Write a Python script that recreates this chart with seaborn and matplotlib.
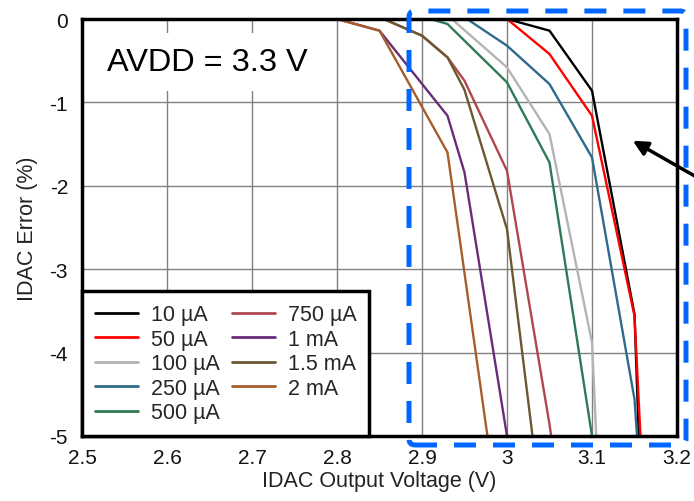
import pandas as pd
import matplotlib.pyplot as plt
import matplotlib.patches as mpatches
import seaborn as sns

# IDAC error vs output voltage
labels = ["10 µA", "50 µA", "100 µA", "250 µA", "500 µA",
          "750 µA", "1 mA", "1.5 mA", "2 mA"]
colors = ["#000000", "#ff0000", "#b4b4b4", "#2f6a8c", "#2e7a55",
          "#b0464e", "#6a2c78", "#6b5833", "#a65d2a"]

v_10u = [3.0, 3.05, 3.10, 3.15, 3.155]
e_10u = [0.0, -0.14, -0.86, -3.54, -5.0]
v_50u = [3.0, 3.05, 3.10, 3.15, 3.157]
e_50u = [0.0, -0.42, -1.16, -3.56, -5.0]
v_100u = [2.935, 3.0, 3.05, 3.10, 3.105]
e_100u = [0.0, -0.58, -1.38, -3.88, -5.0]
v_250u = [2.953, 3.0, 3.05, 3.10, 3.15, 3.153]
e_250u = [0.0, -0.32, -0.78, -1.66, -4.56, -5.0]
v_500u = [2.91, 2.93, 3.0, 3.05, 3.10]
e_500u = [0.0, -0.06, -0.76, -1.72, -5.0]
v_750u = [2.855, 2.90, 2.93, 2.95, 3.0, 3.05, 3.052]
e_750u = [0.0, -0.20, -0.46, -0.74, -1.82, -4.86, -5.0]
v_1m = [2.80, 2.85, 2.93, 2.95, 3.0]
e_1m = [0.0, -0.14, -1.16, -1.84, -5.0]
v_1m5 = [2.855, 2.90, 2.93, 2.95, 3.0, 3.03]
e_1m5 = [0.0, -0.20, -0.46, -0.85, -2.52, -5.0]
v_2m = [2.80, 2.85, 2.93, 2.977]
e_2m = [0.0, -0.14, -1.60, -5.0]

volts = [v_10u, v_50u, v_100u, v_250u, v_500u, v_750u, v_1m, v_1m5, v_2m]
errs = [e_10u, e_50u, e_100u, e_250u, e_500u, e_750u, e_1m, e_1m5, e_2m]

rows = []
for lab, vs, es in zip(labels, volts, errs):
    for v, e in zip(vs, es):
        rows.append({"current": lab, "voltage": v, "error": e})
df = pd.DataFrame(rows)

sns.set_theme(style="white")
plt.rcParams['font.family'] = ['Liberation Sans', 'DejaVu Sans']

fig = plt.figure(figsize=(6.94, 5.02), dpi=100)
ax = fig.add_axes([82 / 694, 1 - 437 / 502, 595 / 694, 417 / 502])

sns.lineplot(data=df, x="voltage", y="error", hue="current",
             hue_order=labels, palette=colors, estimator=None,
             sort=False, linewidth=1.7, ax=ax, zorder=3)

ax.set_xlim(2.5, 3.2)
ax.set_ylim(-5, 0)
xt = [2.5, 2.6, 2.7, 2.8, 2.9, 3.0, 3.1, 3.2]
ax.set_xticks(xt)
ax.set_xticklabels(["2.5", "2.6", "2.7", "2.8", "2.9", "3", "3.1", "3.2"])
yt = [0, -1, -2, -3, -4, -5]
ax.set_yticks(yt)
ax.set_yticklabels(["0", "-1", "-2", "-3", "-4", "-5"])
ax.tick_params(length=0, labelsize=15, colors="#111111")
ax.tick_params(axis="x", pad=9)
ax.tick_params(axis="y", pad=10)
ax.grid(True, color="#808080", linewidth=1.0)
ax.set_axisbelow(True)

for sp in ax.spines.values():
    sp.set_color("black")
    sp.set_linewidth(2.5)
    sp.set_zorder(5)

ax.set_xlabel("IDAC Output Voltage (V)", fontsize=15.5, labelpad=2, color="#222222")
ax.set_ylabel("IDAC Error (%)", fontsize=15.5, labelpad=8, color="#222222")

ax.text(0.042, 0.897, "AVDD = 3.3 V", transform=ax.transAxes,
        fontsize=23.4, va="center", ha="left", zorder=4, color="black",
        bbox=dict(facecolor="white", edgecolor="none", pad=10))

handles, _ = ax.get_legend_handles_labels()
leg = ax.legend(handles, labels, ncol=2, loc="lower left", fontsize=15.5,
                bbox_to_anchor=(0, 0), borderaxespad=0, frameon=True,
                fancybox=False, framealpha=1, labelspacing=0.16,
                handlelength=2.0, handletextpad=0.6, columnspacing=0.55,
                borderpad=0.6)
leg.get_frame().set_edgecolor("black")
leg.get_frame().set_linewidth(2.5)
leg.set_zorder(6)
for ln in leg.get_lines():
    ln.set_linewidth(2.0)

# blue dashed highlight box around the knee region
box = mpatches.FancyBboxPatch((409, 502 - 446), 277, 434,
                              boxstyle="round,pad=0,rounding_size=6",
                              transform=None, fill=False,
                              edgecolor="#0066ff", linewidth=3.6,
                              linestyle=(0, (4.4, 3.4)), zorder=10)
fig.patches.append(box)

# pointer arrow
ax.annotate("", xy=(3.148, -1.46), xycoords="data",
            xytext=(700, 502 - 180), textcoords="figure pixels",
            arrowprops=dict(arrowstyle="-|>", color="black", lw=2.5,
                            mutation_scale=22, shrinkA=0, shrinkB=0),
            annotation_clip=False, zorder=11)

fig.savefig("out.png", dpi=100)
◆ ◆ ◆ ◆ ◆ ◆ ◆
**Job:**
Extract the lines exactly, please: the first line of the listing, the line with "import seaborn as sns", and every line between them, but no pictures.

**Output for this task:**
Write a Python script that recreates this chart with seaborn and matplotlib.
import pandas as pd
import matplotlib.pyplot as plt
import matplotlib.patches as mpatches
import seaborn as sns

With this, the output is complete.